Record excerpts -
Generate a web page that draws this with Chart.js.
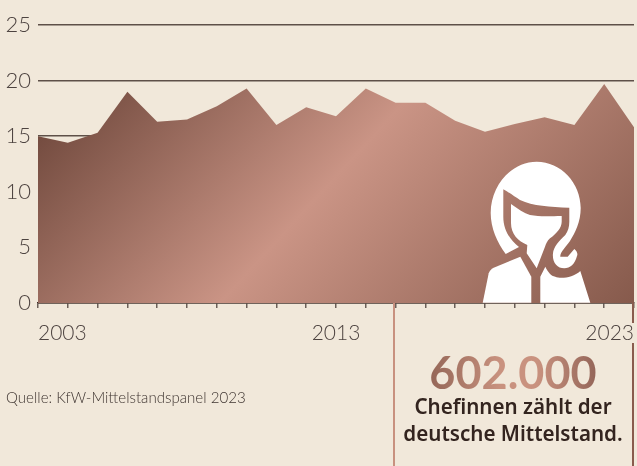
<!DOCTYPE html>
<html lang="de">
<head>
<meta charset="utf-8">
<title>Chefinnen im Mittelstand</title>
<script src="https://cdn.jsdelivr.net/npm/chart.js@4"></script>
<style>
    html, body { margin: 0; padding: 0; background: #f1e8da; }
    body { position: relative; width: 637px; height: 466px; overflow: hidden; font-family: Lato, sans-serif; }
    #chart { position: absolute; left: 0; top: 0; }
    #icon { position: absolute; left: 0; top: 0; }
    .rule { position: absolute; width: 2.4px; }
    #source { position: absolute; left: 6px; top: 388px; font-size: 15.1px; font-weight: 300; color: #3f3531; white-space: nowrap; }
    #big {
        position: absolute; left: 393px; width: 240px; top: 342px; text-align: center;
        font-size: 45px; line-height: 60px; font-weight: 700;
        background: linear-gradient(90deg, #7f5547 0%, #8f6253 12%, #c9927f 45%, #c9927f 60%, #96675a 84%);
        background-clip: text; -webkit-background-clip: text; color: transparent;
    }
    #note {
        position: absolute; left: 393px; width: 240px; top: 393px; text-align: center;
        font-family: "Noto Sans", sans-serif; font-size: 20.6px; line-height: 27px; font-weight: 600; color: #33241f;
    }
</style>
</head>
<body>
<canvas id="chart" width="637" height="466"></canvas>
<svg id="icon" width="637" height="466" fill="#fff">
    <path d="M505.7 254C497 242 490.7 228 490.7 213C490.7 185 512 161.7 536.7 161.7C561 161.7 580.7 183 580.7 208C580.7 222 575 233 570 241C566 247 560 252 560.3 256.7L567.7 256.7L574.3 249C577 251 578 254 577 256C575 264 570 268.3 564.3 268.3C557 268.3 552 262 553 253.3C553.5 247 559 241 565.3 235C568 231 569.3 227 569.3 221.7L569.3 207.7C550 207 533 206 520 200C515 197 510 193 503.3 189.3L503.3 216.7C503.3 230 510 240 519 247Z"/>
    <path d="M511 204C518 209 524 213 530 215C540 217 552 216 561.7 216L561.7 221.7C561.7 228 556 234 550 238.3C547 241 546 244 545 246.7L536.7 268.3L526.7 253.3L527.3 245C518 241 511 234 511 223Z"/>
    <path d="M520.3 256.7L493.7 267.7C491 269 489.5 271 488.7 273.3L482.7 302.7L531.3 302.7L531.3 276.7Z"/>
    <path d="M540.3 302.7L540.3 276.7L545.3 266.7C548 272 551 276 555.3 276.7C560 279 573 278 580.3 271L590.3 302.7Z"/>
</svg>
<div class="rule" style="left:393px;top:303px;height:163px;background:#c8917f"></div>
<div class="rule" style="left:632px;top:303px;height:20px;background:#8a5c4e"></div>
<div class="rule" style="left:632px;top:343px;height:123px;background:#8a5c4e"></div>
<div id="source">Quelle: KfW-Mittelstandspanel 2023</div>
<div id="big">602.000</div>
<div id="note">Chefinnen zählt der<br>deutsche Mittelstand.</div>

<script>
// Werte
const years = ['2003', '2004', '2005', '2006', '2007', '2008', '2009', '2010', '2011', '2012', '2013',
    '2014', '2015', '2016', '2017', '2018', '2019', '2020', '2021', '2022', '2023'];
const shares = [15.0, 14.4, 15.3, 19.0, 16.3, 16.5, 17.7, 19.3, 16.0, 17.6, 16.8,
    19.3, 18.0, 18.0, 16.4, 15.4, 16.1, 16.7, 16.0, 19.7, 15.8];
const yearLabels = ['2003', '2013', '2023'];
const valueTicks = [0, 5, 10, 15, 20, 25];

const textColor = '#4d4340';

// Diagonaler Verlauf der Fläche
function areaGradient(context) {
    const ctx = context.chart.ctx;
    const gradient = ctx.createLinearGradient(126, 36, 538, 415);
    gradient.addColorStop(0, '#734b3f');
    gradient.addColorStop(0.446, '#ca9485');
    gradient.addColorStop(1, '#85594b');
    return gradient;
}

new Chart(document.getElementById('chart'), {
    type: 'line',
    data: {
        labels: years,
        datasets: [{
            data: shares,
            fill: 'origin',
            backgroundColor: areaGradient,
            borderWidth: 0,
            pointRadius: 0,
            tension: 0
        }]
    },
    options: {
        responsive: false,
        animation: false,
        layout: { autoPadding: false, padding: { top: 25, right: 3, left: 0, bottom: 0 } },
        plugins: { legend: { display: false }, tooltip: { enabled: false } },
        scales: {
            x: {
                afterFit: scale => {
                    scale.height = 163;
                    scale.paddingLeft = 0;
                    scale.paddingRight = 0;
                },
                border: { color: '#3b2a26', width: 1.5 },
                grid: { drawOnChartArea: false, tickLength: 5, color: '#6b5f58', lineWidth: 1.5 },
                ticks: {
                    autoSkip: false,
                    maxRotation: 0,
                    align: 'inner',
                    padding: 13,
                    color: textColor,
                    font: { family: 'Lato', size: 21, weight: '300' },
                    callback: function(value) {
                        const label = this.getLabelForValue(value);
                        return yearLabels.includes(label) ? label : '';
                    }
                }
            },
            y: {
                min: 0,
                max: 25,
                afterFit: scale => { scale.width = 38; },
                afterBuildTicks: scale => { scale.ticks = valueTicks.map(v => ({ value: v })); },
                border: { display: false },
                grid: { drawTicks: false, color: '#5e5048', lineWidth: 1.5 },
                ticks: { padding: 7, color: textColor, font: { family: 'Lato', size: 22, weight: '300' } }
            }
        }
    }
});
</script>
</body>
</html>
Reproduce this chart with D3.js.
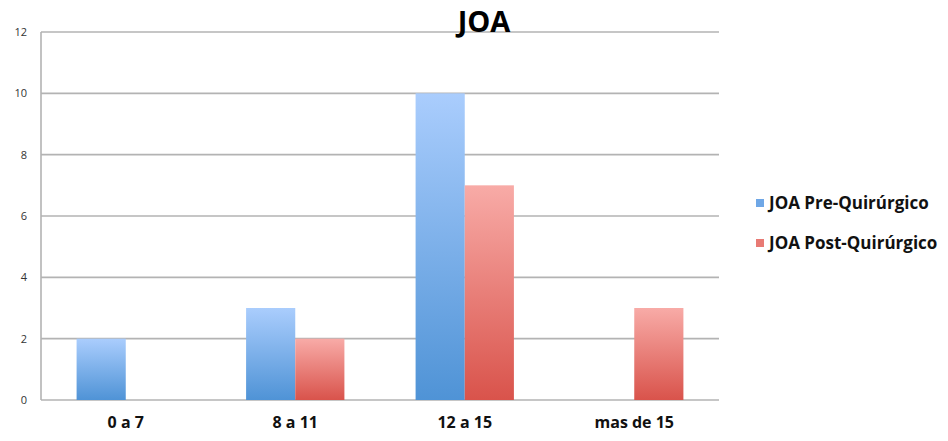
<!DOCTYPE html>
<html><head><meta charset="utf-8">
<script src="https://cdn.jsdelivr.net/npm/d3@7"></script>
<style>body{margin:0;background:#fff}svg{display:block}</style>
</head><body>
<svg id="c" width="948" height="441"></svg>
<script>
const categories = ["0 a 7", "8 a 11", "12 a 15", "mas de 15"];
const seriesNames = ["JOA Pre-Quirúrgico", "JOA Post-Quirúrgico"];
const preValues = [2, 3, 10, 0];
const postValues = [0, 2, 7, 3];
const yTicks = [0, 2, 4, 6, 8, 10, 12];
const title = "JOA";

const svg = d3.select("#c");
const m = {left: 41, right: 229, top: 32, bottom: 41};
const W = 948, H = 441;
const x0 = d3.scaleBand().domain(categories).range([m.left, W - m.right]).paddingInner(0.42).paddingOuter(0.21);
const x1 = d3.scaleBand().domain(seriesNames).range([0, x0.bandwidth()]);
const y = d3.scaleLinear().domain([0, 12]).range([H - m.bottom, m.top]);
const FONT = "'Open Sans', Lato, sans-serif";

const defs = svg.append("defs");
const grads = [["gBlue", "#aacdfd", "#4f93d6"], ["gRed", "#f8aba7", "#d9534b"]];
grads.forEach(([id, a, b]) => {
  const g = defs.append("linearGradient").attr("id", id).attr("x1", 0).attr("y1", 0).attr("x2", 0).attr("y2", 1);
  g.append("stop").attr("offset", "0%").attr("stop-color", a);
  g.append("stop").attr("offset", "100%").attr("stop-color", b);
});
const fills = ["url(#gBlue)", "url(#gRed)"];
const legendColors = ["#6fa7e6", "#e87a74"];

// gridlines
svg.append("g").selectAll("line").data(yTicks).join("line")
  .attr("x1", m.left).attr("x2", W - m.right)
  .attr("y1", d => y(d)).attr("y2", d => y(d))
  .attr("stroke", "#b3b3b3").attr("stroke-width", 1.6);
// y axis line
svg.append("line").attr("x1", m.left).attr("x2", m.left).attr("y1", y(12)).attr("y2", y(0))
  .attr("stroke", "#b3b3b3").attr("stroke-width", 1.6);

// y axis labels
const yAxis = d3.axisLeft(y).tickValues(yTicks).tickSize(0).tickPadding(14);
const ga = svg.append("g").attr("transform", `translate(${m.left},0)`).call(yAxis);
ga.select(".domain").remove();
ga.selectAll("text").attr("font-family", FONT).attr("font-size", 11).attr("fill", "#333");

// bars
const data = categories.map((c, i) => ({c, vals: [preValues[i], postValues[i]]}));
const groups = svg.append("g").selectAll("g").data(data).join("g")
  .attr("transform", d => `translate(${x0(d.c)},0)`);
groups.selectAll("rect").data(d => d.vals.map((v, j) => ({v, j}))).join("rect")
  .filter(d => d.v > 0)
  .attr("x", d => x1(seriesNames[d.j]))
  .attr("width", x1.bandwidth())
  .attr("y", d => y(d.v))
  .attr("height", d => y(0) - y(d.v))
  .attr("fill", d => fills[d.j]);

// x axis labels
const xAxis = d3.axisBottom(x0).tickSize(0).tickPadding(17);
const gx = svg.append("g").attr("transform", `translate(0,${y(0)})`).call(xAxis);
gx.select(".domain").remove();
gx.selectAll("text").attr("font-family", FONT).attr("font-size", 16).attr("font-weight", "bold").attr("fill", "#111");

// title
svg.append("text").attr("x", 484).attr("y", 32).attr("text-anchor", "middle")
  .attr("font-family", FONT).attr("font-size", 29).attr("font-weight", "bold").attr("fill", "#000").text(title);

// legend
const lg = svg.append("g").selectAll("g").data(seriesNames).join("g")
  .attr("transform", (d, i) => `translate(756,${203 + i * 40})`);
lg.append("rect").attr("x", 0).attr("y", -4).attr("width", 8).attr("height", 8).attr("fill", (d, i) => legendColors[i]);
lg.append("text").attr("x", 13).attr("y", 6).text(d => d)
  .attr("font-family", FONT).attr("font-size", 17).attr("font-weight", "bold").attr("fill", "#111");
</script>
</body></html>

Direction - Search the listing for the word "this". Copy every line in which it occurs.

Exercise result -
Generate a web page that draws this with Chart.js.
                        const label = this.getLabelForValue(value);
Reproduce this chart with D3.js.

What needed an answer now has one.